Does it support Preference data (for training Reward / DPO)?

mosaicml / streaming

A Data Streaming Library for Efficient Neural Network Training

https://streaming.docs.mosaicml.com

Apache License 2.0

1.14k stars 145 forks source link

Does it support Preference data (for training Reward / DPO)? #656

Open ericxsun opened 7 months ago

ericxsun commented 7 months ago

🚀 Feature Request

The preference data looks like this:

{
    "chosen":
    [
        {"role": "user", "content": "abcd"},
        {"role": "assistant",  "content": "abcef"},
        ...
    ],
    "rejected":
    [
        {"role": "user", "content": "abcd"},
        {"role": "assistant", "content": "abcef"},
        ...
    ]
}

This data is used to train a Reward Model or DPO

I'm wondering if it's possible to use streaming for this kind of situation. And How? Thanks very much.

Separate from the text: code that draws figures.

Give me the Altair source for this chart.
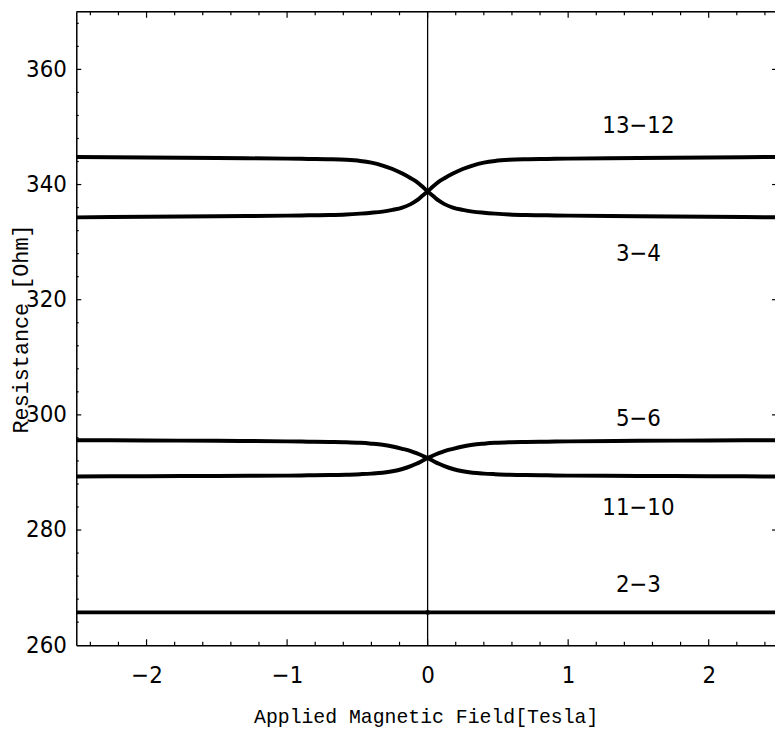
import altair as alt
import pandas as pd

# ---------------- data ----------------
field_T = [-2.5, -2.0, -1.5, -1.0, -0.85, -0.7, -0.58, -0.48, -0.4, -0.32, -0.25,
           -0.18, -0.12, -0.08, -0.04, 0.0, 0.04, 0.08, 0.12, 0.18, 0.25, 0.32,
           0.4, 0.48, 0.58, 0.7, 0.85, 1.0, 1.5, 2.0, 2.5]

r_13_12 = [334.3, 334.4, 334.5, 334.6, 334.65, 334.7, 334.8, 334.95, 335.1, 335.3, 335.6,
           336.0, 336.6, 337.2, 338.0, 338.8, 339.7, 340.5, 341.1, 341.9, 342.7, 343.3,
           343.8, 344.1, 344.3, 344.4, 344.45, 344.5, 344.6, 344.7, 344.8]
r_3_4 = [344.8, 344.7, 344.6, 344.5, 344.45, 344.4, 344.3, 344.1, 343.8, 343.3, 342.7,
         341.9, 341.1, 340.5, 339.7, 338.8, 338.0, 337.2, 336.6, 336.0, 335.6, 335.3,
         335.1, 334.95, 334.8, 334.7, 334.65, 334.6, 334.5, 334.4, 334.3]
r_5_6 = [289.3, 289.35, 289.4, 289.45, 289.5, 289.55, 289.6, 289.7, 289.8, 289.95, 290.2,
         290.6, 291.1, 291.5, 292.0, 292.5, 292.95, 293.35, 293.7, 294.1, 294.5, 294.8,
         295.0, 295.15, 295.25, 295.3, 295.35, 295.4, 295.5, 295.55, 295.6]
r_11_10 = [295.6, 295.55, 295.5, 295.4, 295.35, 295.3, 295.25, 295.15, 295.0, 294.8, 294.5,
           294.1, 293.7, 293.35, 292.95, 292.5, 292.0, 291.5, 291.1, 290.6, 290.2, 289.95,
           289.8, 289.7, 289.6, 289.55, 289.5, 289.45, 289.4, 289.35, 289.3]
field_2_3 = [-2.5, 0.0, 2.5]
r_2_3 = [265.7, 265.7, 265.7]

label_text = ["13\u221212", "3\u22124", "5\u22126", "11\u221210", "2\u22123"]
label_field = [1.5, 1.5, 1.5, 1.5, 1.5]
label_R = [350.2, 327.9, 299.3, 283.9, 270.4]

x_tick_labels = [-2, -1, 0, 1, 2]
y_tick_labels = [260, 280, 300, 320, 340, 360]

# ---------------- layout / style constants ----------------
W, H = 706, 640
X_MIN, X_MAX = -2.5, -2.5 + W / 142.0
Y_MIN, Y_MAX = 260, 370
PX_X = W / (X_MAX - X_MIN)
PX_Y = H / (Y_MAX - Y_MIN)
LABEL_FONT = "Liberation Sans Narrow, DejaVu Sans Condensed, Liberation Sans, sans-serif"
TITLE_FONT = "Liberation Mono, DejaVu Sans Mono, monospace"

# ---------------- tables ----------------
rows = []
for name, xs, ys in [("13-12", field_T, r_13_12), ("3-4", field_T, r_3_4),
                     ("5-6", field_T, r_5_6), ("11-10", field_T, r_11_10),
                     ("2-3", field_2_3, r_2_3)]:
    for i, (b, r) in enumerate(zip(xs, ys)):
        rows.append({"series": name, "B": b, "R": r, "i": i})
curves = pd.DataFrame(rows)

labels = pd.DataFrame({"text": label_text, "B": label_field, "R": label_R})

# inward tick marks on the frame (lengths in pixels converted to data units)
tick_rows = []
for k in range(-12, 13):
    v = k / 5.0
    major = (k % 5 == 0)
    L = (6.0 if major else 3.5) / PX_Y
    tick_rows.append({"x": v, "x2": v, "y": Y_MIN, "y2": Y_MIN + L})
    tick_rows.append({"x": v, "x2": v, "y": Y_MAX, "y2": Y_MAX - L})
for v in range(264, 370, 4):
    major = (v % 20 == 0)
    L = (5.0 if major else 2.5) / PX_X
    tick_rows.append({"x": X_MIN, "x2": X_MIN + L, "y": v, "y2": v})
    Lr = (7.0 if major else 3.0) / PX_X
    tick_rows.append({"x": 2.5, "x2": 2.5 - Lr, "y": v, "y2": v})
ticks = pd.DataFrame(tick_rows)

frame_top = pd.DataFrame({"x": [X_MIN], "x2": [2.5], "y": [Y_MAX], "y2": [Y_MAX]})
zero_line = pd.DataFrame({"x": [0.0], "x2": [0.0], "y": [Y_MIN], "y2": [Y_MAX]})
zero_point = pd.DataFrame({"B": [0.0], "R": [265.7]})

xscale = alt.Scale(domain=[X_MIN, X_MAX], nice=False, zero=False)
yscale = alt.Scale(domain=[Y_MIN, Y_MAX], nice=False, zero=False)

x_axis = alt.Axis(values=x_tick_labels, format="~g", ticks=False, tickSize=0, grid=False,
                  domain=True, domainColor="black", domainWidth=1.5,
                  labelFont=LABEL_FONT, labelFontSize=24, labelColor="black",
                  labelPadding=19, labelFlush=False, labelOverlap=False,
                  title="Applied Magnetic Field[Tesla]", titleFont=TITLE_FONT,
                  titleFontSize=20, titleFontWeight="normal", titleColor="black",
                  titleY=72, titleBaseline="middle")
y_axis = alt.Axis(values=y_tick_labels, format="~g", ticks=False, tickSize=0, grid=False,
                  domain=True, domainColor="black", domainWidth=1.5,
                  labelFont=LABEL_FONT, labelFontSize=24, labelColor="black",
                  labelPadding=10, labelFlush=False, labelOverlap=False,
                  title="Resistance [Ohm]", titleFont=TITLE_FONT,
                  titleFontSize=22, titleFontWeight="normal", titleColor="black",
                  titleX=-56, titleBaseline="middle")

base_x = alt.X("B:Q", scale=xscale, axis=x_axis)
base_y = alt.Y("R:Q", scale=yscale, axis=y_axis)

rule_enc = dict(x=alt.X("x:Q", scale=xscale), x2="x2:Q",
                y=alt.Y("y:Q", scale=yscale), y2="y2:Q")

zero_layer = alt.Chart(zero_line).mark_rule(color="black", strokeWidth=1.3).encode(**rule_enc)
curve_layer = alt.Chart(curves).mark_line(color="black", strokeWidth=4,
                                          interpolate="monotone").encode(
    x=base_x, y=base_y, detail="series:N", order="i:Q")
point_layer = alt.Chart(zero_point).mark_point(color="black", filled=True, size=22,
                                               opacity=1).encode(x="B:Q", y="R:Q")
label_layer = alt.Chart(labels).mark_text(font=LABEL_FONT, fontSize=24, color="black",
                                          align="center", baseline="middle").encode(
    x="B:Q", y="R:Q", text="text:N")
tick_layer = alt.Chart(ticks).mark_rule(color="black", strokeWidth=1.2).encode(**rule_enc)
top_layer = alt.Chart(frame_top).mark_rule(color="black", strokeWidth=1.5).encode(**rule_enc)

chart = alt.layer(zero_layer, curve_layer, point_layer, label_layer, tick_layer, top_layer).properties(
    width=W, height=H,
    padding={"left": 69, "top": 0, "right": 0, "bottom": 97},
    autosize=alt.AutoSizeParams(type="none"),
).configure_view(stroke=None).configure(background="white")

chart.save("out.html", embed_options={"renderer": "svg", "actions": False})
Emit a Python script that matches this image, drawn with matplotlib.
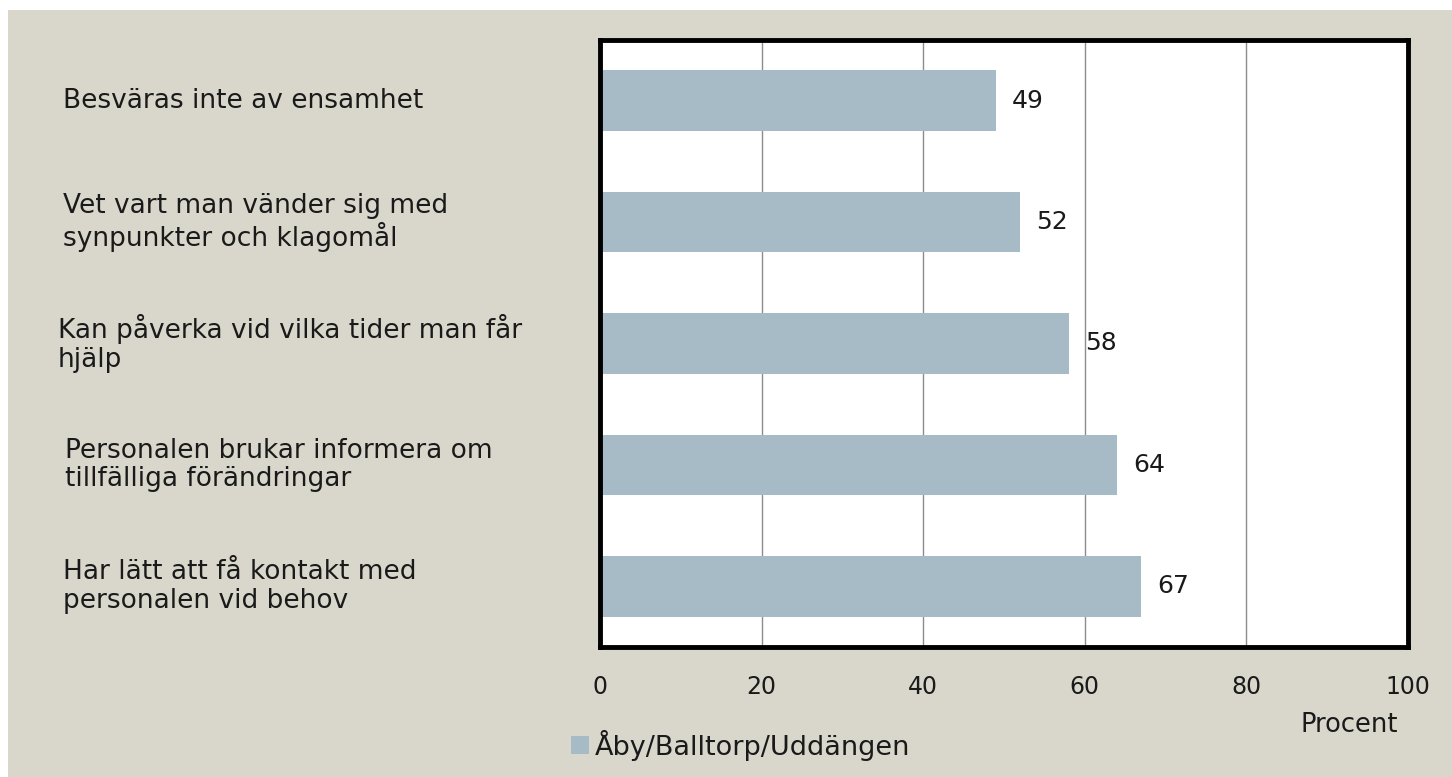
import matplotlib.pyplot as plt
from matplotlib.patches import Rectangle, Patch

# data, top to bottom as shown
labels = [
    "Besväras inte av ensamhet",
    "Vet vart man vänder sig med\nsynpunkter och klagomål",
    "Kan påverka vid vilka tider man får\nhjälp",
    "Personalen brukar informera om\ntillfälliga förändringar",
    "Har lätt att få kontakt med\npersonalen vid behov",
]
values = [49, 52, 58, 64, 67]
series_name = "Åby/Balltorp/Uddängen"
xticks = [0, 20, 40, 60, 80, 100]

W, H = 1452, 777
bg = "#D9D7CB"
bar_color = "#A6BBC6"
txt = "#1a1a1a"
plt.rcParams['font.family'] = ['DejaVu Sans']

fig = plt.figure(figsize=(W / 100, H / 100), dpi=100)
fig.patch.set_facecolor("white")
fig.patches.append(Rectangle((8 / W, 0), 1, 1 - 10 / H, transform=fig.transFigure,
                             facecolor=bg, edgecolor="none", zorder=-10))

ax = fig.add_axes([600 / W, 1 - 647 / H, (1408 - 600) / W, (647 - 40) / H])
ax.set_facecolor("white")
ypos = list(range(len(values)))
ax.barh(ypos, values, height=0.5, color=bar_color, zorder=2)
ax.set_ylim(len(values) - 0.5, -0.5)
ax.set_xlim(0, 100)
ax.set_xticks(xticks)
ax.set_xticklabels([str(t) for t in xticks], fontsize=17, color=txt)
ax.tick_params(axis="x", length=0, pad=20)
ax.set_yticks([])
ax.grid(axis="x", color="#8c8c8c", linewidth=1, zorder=1)
for s in ax.spines.values():
    s.set_linewidth(3.5)
    s.set_color("black")

for y, v in zip(ypos, values):
    ax.text(v + 2, y, str(v), va="center", ha="left", fontsize=18, color=txt)

xoffs = [63, 63, 58, 65, 63]
for y, lab, xo in zip(ypos, labels, xoffs):
    yc = 1 - 647 / H + (647 - 40) / H * (1 - (y + 0.5) / len(values))
    fig.text(xo / W, yc, lab, ha="left", va="center", fontsize=19,
             color=txt, linespacing=1.12)

fig.text(1349 / W, 1 - 725 / H, "Procent", ha="center", va="center",
         fontsize=18.5, color=txt)

fig.legend(handles=[Patch(facecolor=bar_color, label=series_name)],
           loc="center left", bbox_to_anchor=(547 / W, 1 - 745 / H),
           frameon=False, fontsize=19.5, handlelength=0.65, handleheight=0.65,
           handletextpad=0.2, labelcolor=txt)

fig.savefig("out.png", dpi=100, facecolor=fig.get_facecolor())
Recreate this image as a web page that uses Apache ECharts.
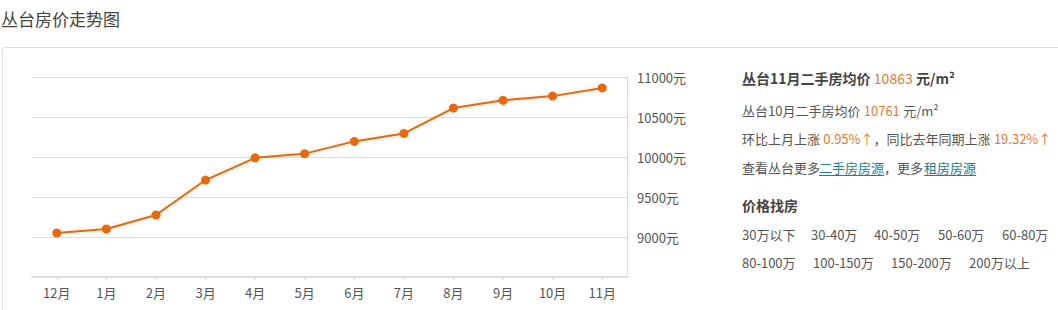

XiaohanZhangCMU commented 7 months ago

Yes it should work out of the box. Use MDSWrite to convert your preference data to MDS , and create a streaming dataset out of it. Use json as the encoding method. Let me know if you see any issue.

ericxsun commented 7 months ago

Yes it should work out of the box. Use MDSWrite to convert your preference data to MDS , and create a streaming dataset out of it. Use json as the encoding method. Let me know if you see any issue.

Thank you for quickly explain, I'll try it.

karan6181 commented 5 months ago

@ericxsun Wondering, have you tried the @XiaohanZhangCMU suggestion? Did it work?

XiaohanZhangCMU commented 2 months ago

Hi @ericxsun want to follow up here before closing this issue.